━━━ Source data ━━━

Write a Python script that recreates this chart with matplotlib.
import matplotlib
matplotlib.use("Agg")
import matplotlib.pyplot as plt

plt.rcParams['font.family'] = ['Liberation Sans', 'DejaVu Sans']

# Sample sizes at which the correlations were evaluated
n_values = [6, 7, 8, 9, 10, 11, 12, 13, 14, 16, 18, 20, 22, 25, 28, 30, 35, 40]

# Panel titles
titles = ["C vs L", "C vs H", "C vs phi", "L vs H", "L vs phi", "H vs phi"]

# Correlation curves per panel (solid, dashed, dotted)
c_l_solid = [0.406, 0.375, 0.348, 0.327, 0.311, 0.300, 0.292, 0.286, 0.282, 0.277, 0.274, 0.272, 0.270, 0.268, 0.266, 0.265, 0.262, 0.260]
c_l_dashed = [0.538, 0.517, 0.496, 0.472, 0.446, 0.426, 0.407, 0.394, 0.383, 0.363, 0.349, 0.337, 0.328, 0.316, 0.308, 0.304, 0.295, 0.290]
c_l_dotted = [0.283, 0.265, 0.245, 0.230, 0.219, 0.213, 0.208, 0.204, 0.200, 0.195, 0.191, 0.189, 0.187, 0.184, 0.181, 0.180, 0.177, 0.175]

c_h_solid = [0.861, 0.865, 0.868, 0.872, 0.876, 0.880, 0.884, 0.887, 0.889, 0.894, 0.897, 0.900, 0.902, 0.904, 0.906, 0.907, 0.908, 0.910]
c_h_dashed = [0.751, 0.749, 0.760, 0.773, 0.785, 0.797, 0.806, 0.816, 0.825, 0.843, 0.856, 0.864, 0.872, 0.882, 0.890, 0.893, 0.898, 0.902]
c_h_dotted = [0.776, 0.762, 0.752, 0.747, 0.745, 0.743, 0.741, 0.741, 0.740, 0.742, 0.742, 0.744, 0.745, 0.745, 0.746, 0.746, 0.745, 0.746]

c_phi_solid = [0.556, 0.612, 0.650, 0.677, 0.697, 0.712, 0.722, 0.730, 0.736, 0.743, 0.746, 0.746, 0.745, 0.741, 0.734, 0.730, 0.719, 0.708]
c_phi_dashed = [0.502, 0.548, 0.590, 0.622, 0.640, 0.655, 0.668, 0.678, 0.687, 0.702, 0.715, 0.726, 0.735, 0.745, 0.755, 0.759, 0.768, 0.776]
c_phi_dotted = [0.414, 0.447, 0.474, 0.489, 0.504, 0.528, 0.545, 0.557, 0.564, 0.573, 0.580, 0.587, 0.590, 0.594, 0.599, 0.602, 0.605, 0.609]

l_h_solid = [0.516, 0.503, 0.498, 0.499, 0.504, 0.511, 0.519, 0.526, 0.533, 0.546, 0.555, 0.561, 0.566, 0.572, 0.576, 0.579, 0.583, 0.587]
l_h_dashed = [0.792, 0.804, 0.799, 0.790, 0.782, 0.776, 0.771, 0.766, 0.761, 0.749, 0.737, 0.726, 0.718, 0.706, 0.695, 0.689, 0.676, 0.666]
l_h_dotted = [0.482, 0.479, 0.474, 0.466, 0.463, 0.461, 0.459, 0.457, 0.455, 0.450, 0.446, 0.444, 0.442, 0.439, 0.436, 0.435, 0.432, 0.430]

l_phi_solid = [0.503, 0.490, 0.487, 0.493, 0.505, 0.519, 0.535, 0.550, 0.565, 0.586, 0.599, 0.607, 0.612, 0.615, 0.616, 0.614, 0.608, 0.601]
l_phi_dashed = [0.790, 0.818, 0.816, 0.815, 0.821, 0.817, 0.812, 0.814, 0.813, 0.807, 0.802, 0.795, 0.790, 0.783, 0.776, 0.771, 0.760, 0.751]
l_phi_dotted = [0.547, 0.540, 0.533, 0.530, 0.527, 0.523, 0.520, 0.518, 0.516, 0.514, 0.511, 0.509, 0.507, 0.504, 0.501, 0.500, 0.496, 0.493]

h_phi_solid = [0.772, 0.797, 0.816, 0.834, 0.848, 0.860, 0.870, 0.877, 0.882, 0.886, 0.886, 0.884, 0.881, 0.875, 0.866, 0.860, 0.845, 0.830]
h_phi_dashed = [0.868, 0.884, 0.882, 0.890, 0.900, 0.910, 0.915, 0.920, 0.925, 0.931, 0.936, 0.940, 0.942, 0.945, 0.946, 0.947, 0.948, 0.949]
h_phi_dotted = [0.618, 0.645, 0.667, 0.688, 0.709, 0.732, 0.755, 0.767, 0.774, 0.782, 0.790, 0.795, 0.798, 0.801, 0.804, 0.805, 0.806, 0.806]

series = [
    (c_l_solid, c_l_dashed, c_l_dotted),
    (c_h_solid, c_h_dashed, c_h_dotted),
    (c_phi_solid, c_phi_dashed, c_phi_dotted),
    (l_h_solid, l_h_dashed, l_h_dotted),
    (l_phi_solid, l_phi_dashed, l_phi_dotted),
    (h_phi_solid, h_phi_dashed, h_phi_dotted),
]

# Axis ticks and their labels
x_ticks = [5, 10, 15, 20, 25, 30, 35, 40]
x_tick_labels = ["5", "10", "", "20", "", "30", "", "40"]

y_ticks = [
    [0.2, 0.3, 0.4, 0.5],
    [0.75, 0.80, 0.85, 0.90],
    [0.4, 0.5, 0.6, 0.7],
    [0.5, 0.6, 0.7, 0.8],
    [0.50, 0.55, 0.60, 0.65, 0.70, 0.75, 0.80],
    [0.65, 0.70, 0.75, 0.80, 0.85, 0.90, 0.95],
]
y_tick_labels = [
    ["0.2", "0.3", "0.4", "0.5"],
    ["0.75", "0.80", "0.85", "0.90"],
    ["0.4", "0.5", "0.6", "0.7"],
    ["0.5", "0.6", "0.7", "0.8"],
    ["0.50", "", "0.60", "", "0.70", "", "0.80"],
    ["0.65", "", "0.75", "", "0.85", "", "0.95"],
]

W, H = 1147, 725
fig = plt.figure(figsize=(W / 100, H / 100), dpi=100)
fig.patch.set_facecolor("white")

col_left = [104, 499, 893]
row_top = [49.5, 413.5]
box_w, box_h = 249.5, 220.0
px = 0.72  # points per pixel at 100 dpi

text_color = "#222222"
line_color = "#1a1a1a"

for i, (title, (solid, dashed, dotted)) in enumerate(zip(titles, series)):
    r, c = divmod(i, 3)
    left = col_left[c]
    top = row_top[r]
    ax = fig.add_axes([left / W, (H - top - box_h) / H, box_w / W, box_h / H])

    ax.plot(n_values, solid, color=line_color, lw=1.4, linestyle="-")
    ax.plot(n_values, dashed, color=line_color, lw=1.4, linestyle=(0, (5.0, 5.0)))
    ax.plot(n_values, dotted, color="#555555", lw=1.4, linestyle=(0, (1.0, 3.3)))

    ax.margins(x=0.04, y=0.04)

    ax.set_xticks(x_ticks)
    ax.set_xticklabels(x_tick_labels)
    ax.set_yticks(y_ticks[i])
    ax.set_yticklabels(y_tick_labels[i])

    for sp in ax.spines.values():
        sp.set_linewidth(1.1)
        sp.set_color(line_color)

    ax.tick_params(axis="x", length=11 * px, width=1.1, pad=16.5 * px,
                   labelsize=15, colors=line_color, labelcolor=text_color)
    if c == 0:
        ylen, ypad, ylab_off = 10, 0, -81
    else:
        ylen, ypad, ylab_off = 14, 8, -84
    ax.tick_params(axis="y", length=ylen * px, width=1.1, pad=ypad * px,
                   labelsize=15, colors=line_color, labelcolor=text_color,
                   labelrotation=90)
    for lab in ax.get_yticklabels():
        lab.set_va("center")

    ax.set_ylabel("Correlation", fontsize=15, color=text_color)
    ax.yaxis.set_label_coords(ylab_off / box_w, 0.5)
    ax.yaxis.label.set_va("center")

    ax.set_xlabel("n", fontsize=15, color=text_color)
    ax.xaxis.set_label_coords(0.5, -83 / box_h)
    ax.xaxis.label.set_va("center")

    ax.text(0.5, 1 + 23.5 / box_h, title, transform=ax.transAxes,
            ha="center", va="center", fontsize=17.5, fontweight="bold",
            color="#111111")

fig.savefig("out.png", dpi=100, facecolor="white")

━━━

» **What is needed**:
Emit, unaltered, the lines from the top of the listing down through the line that holds "28, 30, 35, 40]"; emit nothing else.

» **Solution to this task**:
Write a Python script that recreates this chart with matplotlib.
import matplotlib
matplotlib.use("Agg")
import matplotlib.pyplot as plt

plt.rcParams['font.family'] = ['Liberation Sans', 'DejaVu Sans']

# Sample sizes at which the correlations were evaluated
n_values = [6, 7, 8, 9, 10, 11, 12, 13, 14, 16, 18, 20, 22, 25, 28, 30, 35, 40]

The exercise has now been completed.